Janet Yellen has gone out of her way to reassure financial markets that the Fed will raise interest rates very slowly, but she would do well to lay out a schedule for rate increases. This would promote confidence in Washington's ability to manage the economy and raise the interest rates ordinary folks can receive on their savings accounts and government bonds.
After keeping the federal funds rate—the overnight rate banks pay each other for loans—near zero for seven years, the Fed raised its target a quarter point in December. Now the consensus of Fed policymakers is that the rate will be increased another quarter point at the conclusion of only two of their six remaining meetings this year.
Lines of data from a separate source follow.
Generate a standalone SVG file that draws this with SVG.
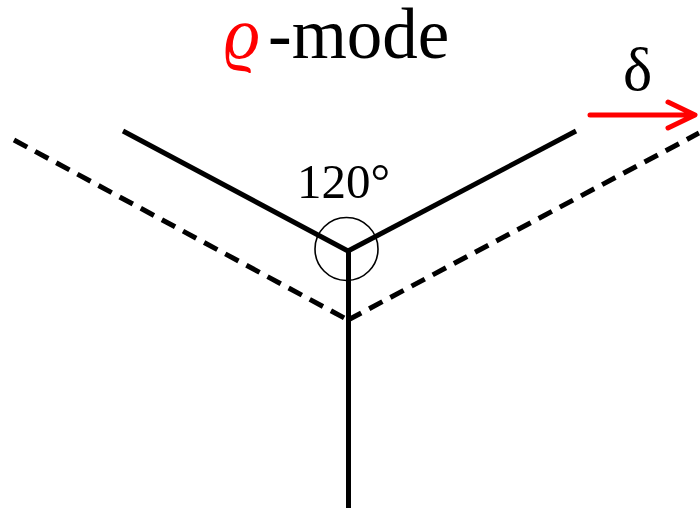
<svg xmlns="http://www.w3.org/2000/svg" width="700" height="510" viewBox="0 0 700 510">
<style>
.solid{stroke:#000;stroke-width:5;fill:none}
.dash{stroke:#000;stroke-width:5;fill:none;stroke-dasharray:15 9}
.lbl{font-family:"Liberation Serif","Times New Roman",serif;fill:#000}
</style>
<rect width="700" height="510" fill="#fff"/>
<g id="title">
<text class="lbl" x="224" y="58" font-size="71"><tspan fill="#ff0000" font-style="italic">ϱ</tspan><tspan x="268">-mode</tspan></text>
</g>
<g id="connectors">
<line id="dash-left" class="dash" x1="14" y1="140" x2="348" y2="320"/>
<line id="dash-right" class="dash" x1="348" y1="320" x2="699" y2="133"/>
<line id="solid-left" class="solid" x1="123" y1="131" x2="348" y2="251"/>
<line id="solid-right" class="solid" x1="576" y1="131" x2="348" y2="251"/>
<line id="solid-down" class="solid" x1="348.5" y1="250" x2="348.5" y2="508"/>
</g>
<g id="angle">
<circle cx="346.5" cy="249" r="31.5" fill="none" stroke="#000" stroke-width="1.6"/>
<text class="lbl" x="297" y="198" font-size="49">120°</text>
</g>
<g id="delta">
<path d="M590 115H694M668 102L695 115L668 128" fill="none" stroke="#ff0000" stroke-width="5" stroke-linecap="round" stroke-linejoin="round"/>
<text class="lbl" x="623" y="90" font-size="62">δ</text>
</g>
</svg>
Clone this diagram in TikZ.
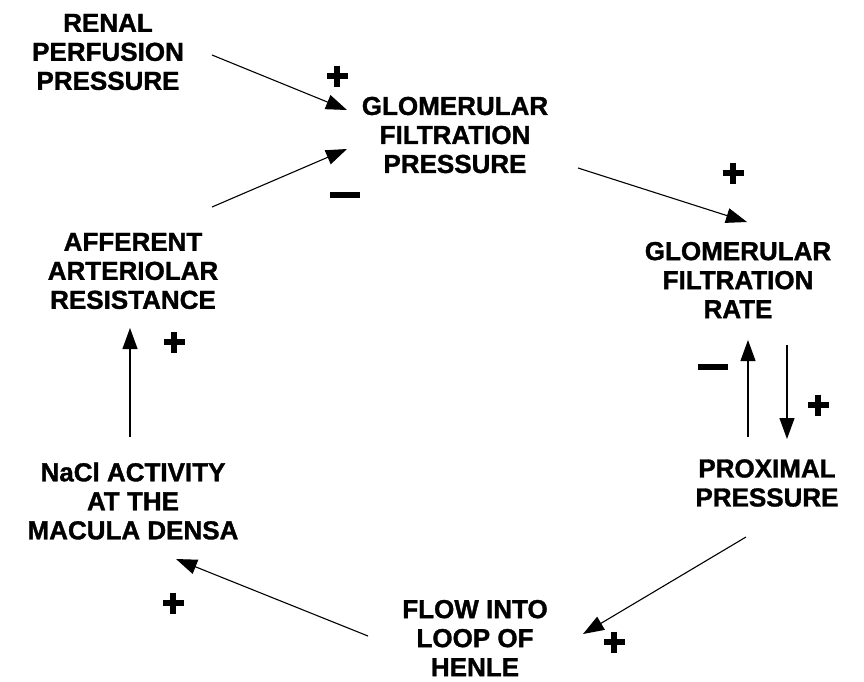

Despite the recent recovery in stock prices, investors remain jittery, because foreign economies remain weak, and central banks in Europe, Asia and elsewhere are running out of bullets to combat deflation. Also, equity investors, who see low interest rates as favorable to stock prices, keep hoping the Fed will put off even those two rate increases.
However, delaying further adjusting interest rates risks igniting inflation the Fed would be hard pressed to contain. Consumer prices less energy are now rising more than the Fed’s target of two percent a year for overall inflation. With gasoline prices rising again, overall inflation will exceed that target in the months ahead, and the Fed needs to act now before things get out of hand.
With the U.S. economy now on a more resilient path than many feared, the Fed should take this opportunity to raise rates so that when things turn sour again it has some ammunition—namely the ability to lower interest rates.
Currently, in the event of an economic downdraft, the Fed is faced with pushing short-term interest rates into negative territory but that has not worked well abroad.
The Bank of Japan, European Central Banks and their brethren in Sweden, Switzerland and elsewhere are charging commercial banks interest on their deposits at central banks. In turn, the banks are charging large depositors—mostly businesses—for the privilege of keeping their money in bank accounts.
To avoid paying interest, businesses are paying taxes early or simply hoarding cash—surprising amounts of currency can be kept in company vaults. Keeping with this trend, the Bavarian Banking Association has recommended that its members stash extra cash in vaults rather than on deposit at the ECB.
Paying taxes early and hoarding cash is the opposite of what negative interest rates were supposed to encourage—more spending and lending.
Similarly, when banks pay borrowers to take cash, or at least lend on very generous terms, credit gets used for the worst purposes—to prop up balance sheets of doomed companies or speculation that creates asset bubbles.
Amid the uncertainty, the yen and euro have actually risen in value in recent months as central banks have broadened their purchases of securities to private companies. And choosing which businesses to support takes central banks into the murky world of industrial policy—picking winners and losers—and makes them vulnerable to even greater political pressure than they usually endure.
The Fed policymaking committee meets every six weeks, and as each meeting approaches pressure on Yellen mounts from financial markets to indicate she will put off a rate move until the following meeting—as she did last week in a speech in New York for the upcoming April 26-27 meeting.
It might be better for the Fed to announce it will raise interest rates a modest one-eighth or one-sixteenth of a point at each meeting going forward. A gradual one-half to one percentage point a year would hardly be enough to roil Treasury or equity markets, cause a sudden jolt in mortgage rates and home building, or disrupt business investment plans.
A schedule of increases would give certainty to markets and establish confidence by economic actors, generally, that the Fed has the resolve to restore interest rates to a reasonable level.
Peter Morici served as Chief Economist at the U.S. International Trade Commission from 1993 to 1995. He is an economist and professor at the Smith School of Business, University of Maryland.